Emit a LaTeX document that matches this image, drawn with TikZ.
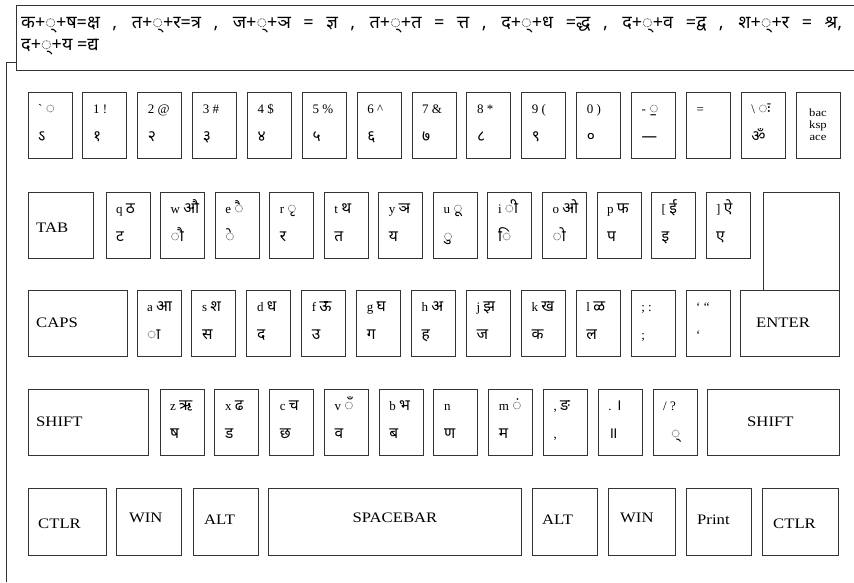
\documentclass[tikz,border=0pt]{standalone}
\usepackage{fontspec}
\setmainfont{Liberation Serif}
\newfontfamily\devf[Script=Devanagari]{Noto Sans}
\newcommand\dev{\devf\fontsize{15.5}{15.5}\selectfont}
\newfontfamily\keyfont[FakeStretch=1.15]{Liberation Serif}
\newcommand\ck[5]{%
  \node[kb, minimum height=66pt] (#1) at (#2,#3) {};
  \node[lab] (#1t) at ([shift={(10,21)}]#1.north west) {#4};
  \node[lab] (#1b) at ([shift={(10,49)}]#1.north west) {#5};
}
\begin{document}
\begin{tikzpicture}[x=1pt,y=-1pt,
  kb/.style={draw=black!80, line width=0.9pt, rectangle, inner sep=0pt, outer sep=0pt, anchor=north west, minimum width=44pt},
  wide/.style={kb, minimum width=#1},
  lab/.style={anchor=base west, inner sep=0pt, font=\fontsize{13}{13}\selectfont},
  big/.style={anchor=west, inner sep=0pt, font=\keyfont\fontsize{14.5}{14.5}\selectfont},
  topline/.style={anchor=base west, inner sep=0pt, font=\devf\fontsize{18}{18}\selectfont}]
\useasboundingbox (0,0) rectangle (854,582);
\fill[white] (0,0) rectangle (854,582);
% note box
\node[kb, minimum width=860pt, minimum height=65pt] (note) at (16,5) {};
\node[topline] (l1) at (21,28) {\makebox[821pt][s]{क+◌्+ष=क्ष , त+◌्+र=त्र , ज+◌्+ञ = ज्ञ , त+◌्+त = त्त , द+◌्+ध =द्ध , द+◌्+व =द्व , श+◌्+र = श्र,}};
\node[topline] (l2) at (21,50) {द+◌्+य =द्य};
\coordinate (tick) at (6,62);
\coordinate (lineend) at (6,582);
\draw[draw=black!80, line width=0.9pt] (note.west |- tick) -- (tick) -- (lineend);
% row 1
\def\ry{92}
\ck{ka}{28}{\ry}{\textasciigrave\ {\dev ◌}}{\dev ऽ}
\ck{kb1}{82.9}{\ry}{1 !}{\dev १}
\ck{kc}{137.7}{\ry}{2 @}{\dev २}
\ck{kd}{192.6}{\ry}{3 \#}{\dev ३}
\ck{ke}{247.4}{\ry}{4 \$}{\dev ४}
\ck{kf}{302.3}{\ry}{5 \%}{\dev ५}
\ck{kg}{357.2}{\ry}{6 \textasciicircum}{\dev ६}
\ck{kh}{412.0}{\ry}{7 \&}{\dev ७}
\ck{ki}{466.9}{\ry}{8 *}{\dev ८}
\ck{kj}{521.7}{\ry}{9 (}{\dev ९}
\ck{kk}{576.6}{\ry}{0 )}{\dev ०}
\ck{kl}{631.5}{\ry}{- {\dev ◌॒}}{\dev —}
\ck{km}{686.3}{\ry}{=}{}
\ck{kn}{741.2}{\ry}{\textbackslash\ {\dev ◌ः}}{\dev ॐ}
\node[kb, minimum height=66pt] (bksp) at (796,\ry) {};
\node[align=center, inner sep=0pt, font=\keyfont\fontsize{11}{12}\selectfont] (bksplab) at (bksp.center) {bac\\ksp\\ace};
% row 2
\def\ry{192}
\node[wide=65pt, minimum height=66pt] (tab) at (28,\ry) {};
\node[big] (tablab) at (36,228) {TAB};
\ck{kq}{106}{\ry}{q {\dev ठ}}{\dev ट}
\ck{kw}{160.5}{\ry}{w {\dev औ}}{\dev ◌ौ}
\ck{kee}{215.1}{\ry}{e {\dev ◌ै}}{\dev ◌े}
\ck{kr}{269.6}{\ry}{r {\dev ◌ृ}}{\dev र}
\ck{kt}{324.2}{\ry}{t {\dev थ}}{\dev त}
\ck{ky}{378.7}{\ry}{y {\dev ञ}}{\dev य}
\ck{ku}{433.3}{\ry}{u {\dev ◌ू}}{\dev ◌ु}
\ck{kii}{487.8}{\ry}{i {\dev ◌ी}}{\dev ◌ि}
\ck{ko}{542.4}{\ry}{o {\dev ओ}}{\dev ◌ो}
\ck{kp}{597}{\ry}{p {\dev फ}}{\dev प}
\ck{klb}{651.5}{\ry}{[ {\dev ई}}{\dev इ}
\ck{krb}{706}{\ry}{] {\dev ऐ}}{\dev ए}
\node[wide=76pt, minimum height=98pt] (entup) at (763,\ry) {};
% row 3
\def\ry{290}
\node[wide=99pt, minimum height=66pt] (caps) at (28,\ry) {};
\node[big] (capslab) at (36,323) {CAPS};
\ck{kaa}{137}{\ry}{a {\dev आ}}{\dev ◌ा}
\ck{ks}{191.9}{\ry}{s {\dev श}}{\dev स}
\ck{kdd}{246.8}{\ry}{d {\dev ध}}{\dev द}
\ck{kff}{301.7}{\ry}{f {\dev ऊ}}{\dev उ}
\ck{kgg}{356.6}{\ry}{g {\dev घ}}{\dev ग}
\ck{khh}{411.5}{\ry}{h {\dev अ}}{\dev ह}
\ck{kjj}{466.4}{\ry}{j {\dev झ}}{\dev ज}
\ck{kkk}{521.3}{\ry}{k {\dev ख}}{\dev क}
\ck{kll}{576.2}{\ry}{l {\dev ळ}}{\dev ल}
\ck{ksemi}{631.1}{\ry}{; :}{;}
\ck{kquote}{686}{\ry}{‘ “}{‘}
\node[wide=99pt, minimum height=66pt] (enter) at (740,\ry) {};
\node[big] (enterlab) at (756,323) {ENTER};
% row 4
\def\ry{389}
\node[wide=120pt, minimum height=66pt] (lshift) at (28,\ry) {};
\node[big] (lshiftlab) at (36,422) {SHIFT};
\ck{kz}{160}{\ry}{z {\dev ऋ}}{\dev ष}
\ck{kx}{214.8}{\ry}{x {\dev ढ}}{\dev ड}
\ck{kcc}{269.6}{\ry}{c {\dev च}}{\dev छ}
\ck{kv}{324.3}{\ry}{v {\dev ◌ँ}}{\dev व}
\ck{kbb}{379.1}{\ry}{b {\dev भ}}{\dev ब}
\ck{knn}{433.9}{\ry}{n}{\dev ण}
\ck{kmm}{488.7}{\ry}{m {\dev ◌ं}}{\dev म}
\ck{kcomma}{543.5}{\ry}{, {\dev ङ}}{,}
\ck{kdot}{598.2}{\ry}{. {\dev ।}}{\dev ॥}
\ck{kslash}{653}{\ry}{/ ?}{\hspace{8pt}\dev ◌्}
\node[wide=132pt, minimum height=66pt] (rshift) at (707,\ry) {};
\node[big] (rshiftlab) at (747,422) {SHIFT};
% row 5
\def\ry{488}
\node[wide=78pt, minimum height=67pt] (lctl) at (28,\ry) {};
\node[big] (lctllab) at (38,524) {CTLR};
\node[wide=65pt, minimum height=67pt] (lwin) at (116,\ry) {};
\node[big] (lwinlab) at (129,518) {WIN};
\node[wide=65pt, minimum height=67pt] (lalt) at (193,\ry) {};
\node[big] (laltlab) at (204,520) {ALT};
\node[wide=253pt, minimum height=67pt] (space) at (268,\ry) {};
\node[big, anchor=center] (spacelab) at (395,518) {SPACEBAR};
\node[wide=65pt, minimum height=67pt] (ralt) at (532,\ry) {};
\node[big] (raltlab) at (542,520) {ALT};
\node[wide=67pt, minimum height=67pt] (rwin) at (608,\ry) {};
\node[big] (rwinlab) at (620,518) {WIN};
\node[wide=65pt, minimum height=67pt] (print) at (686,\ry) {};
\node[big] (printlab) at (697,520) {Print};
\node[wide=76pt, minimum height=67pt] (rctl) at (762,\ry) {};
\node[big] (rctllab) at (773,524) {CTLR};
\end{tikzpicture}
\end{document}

------------------------------------

### Stated exercise
Transcribe the material exactly, and leave out whatever pictures it holds.

### Response
Emit a LaTeX document that matches this image, drawn with TikZ.
\documentclass[tikz,border=0pt]{standalone}
\usepackage{fontspec}
\setmainfont{Liberation Serif}
\newfontfamily\devf[Script=Devanagari]{Noto Sans}
\newcommand\dev{\devf\fontsize{15.5}{15.5}\selectfont}
\newfontfamily\keyfont[FakeStretch=1.15]{Liberation Serif}
\newcommand\ck[5]{%
  \node[kb, minimum height=66pt] (#1) at (#2,#3) {};
  \node[lab] (#1t) at ([shift={(10,21)}]#1.north west) {#4};
  \node[lab] (#1b) at ([shift={(10,49)}]#1.north west) {#5};
}
\begin{document}
\begin{tikzpicture}[x=1pt,y=-1pt,
  kb/.style={draw=black!80, line width=0.9pt, rectangle, inner sep=0pt, outer sep=0pt, anchor=north west, minimum width=44pt},
  wide/.style={kb, minimum width=#1},
  lab/.style={anchor=base west, inner sep=0pt, font=\fontsize{13}{13}\selectfont},
  big/.style={anchor=west, inner sep=0pt, font=\keyfont\fontsize{14.5}{14.5}\selectfont},
  topline/.style={anchor=base west, inner sep=0pt, font=\devf\fontsize{18}{18}\selectfont}]
\useasboundingbox (0,0) rectangle (854,582);
\fill[white] (0,0) rectangle (854,582);
% note box
\node[kb, minimum width=860pt, minimum height=65pt] (note) at (16,5) {};
\node[topline] (l1) at (21,28) {\makebox[821pt][s]{क+◌्+ष=क्ष , त+◌्+र=त्र , ज+◌्+ञ = ज्ञ , त+◌्+त = त्त , द+◌्+ध =द्ध , द+◌्+व =द्व , श+◌्+र = श्र,}};
\node[topline] (l2) at (21,50) {द+◌्+य =द्य};
\coordinate (tick) at (6,62);
\coordinate (lineend) at (6,582);
\draw[draw=black!80, line width=0.9pt] (note.west |- tick) -- (tick) -- (lineend);
% row 1
\def\ry{92}
\ck{ka}{28}{\ry}{\textasciigrave\ {\dev ◌}}{\dev ऽ}
\ck{kb1}{82.9}{\ry}{1 !}{\dev १}
\ck{kc}{137.7}{\ry}{2 @}{\dev २}
\ck{kd}{192.6}{\ry}{3 \#}{\dev ३}
\ck{ke}{247.4}{\ry}{4 \$}{\dev ४}
\ck{kf}{302.3}{\ry}{5 \%}{\dev ५}
\ck{kg}{357.2}{\ry}{6 \textasciicircum}{\dev ६}
\ck{kh}{412.0}{\ry}{7 \&}{\dev ७}
\ck{ki}{466.9}{\ry}{8 *}{\dev ८}
\ck{kj}{521.7}{\ry}{9 (}{\dev ९}
\ck{kk}{576.6}{\ry}{0 )}{\dev ०}
\ck{kl}{631.5}{\ry}{- {\dev ◌॒}}{\dev —}
\ck{km}{686.3}{\ry}{=}{}
\ck{kn}{741.2}{\ry}{\textbackslash\ {\dev ◌ः}}{\dev ॐ}
\node[kb, minimum height=66pt] (bksp) at (796,\ry) {};
\node[align=center, inner sep=0pt, font=\keyfont\fontsize{11}{12}\selectfont] (bksplab) at (bksp.center) {bac\\ksp\\ace};
% row 2
\def\ry{192}
\node[wide=65pt, minimum height=66pt] (tab) at (28,\ry) {};
\node[big] (tablab) at (36,228) {TAB};
\ck{kq}{106}{\ry}{q {\dev ठ}}{\dev ट}
\ck{kw}{160.5}{\ry}{w {\dev औ}}{\dev ◌ौ}
\ck{kee}{215.1}{\ry}{e {\dev ◌ै}}{\dev ◌े}
\ck{kr}{269.6}{\ry}{r {\dev ◌ृ}}{\dev र}
\ck{kt}{324.2}{\ry}{t {\dev थ}}{\dev त}
\ck{ky}{378.7}{\ry}{y {\dev ञ}}{\dev य}
\ck{ku}{433.3}{\ry}{u {\dev ◌ू}}{\dev ◌ु}
\ck{kii}{487.8}{\ry}{i {\dev ◌ी}}{\dev ◌ि}
\ck{ko}{542.4}{\ry}{o {\dev ओ}}{\dev ◌ो}
\ck{kp}{597}{\ry}{p {\dev फ}}{\dev प}
\ck{klb}{651.5}{\ry}{[ {\dev ई}}{\dev इ}
\ck{krb}{706}{\ry}{] {\dev ऐ}}{\dev ए}
\node[wide=76pt, minimum height=98pt] (entup) at (763,\ry) {};
% row 3
\def\ry{290}
\node[wide=99pt, minimum height=66pt] (caps) at (28,\ry) {};
\node[big] (capslab) at (36,323) {CAPS};
\ck{kaa}{137}{\ry}{a {\dev आ}}{\dev ◌ा}
\ck{ks}{191.9}{\ry}{s {\dev श}}{\dev स}
\ck{kdd}{246.8}{\ry}{d {\dev ध}}{\dev द}
\ck{kff}{301.7}{\ry}{f {\dev ऊ}}{\dev उ}
\ck{kgg}{356.6}{\ry}{g {\dev घ}}{\dev ग}
\ck{khh}{411.5}{\ry}{h {\dev अ}}{\dev ह}
\ck{kjj}{466.4}{\ry}{j {\dev झ}}{\dev ज}
\ck{kkk}{521.3}{\ry}{k {\dev ख}}{\dev क}
\ck{kll}{576.2}{\ry}{l {\dev ळ}}{\dev ल}
\ck{ksemi}{631.1}{\ry}{; :}{;}
\ck{kquote}{686}{\ry}{‘ “}{‘}
\node[wide=99pt, minimum height=66pt] (enter) at (740,\ry) {};
\node[big] (enterlab) at (756,323) {ENTER};
% row 4
\def\ry{389}
\node[wide=120pt, minimum height=66pt] (lshift) at (28,\ry) {};
\node[big] (lshiftlab) at (36,422) {SHIFT};
\ck{kz}{160}{\ry}{z {\dev ऋ}}{\dev ष}
\ck{kx}{214.8}{\ry}{x {\dev ढ}}{\dev ड}
\ck{kcc}{269.6}{\ry}{c {\dev च}}{\dev छ}
\ck{kv}{324.3}{\ry}{v {\dev ◌ँ}}{\dev व}
\ck{kbb}{379.1}{\ry}{b {\dev भ}}{\dev ब}
\ck{knn}{433.9}{\ry}{n}{\dev ण}
\ck{kmm}{488.7}{\ry}{m {\dev ◌ं}}{\dev म}
\ck{kcomma}{543.5}{\ry}{, {\dev ङ}}{,}
\ck{kdot}{598.2}{\ry}{. {\dev ।}}{\dev ॥}
\ck{kslash}{653}{\ry}{/ ?}{\hspace{8pt}\dev ◌्}
\node[wide=132pt, minimum height=66pt] (rshift) at (707,\ry) {};
\node[big] (rshiftlab) at (747,422) {SHIFT};
% row 5
\def\ry{488}
\node[wide=78pt, minimum height=67pt] (lctl) at (28,\ry) {};
\node[big] (lctllab) at (38,524) {CTLR};
\node[wide=65pt, minimum height=67pt] (lwin) at (116,\ry) {};
\node[big] (lwinlab) at (129,518) {WIN};
\node[wide=65pt, minimum height=67pt] (lalt) at (193,\ry) {};
\node[big] (laltlab) at (204,520) {ALT};
\node[wide=253pt, minimum height=67pt] (space) at (268,\ry) {};
\node[big, anchor=center] (spacelab) at (395,518) {SPACEBAR};
\node[wide=65pt, minimum height=67pt] (ralt) at (532,\ry) {};
\node[big] (raltlab) at (542,520) {ALT};
\node[wide=67pt, minimum height=67pt] (rwin) at (608,\ry) {};
\node[big] (rwinlab) at (620,518) {WIN};
\node[wide=65pt, minimum height=67pt] (print) at (686,\ry) {};
\node[big] (printlab) at (697,520) {Print};
\node[wide=76pt, minimum height=67pt] (rctl) at (762,\ry) {};
\node[big] (rctllab) at (773,524) {CTLR};
\end{tikzpicture}
\end{document}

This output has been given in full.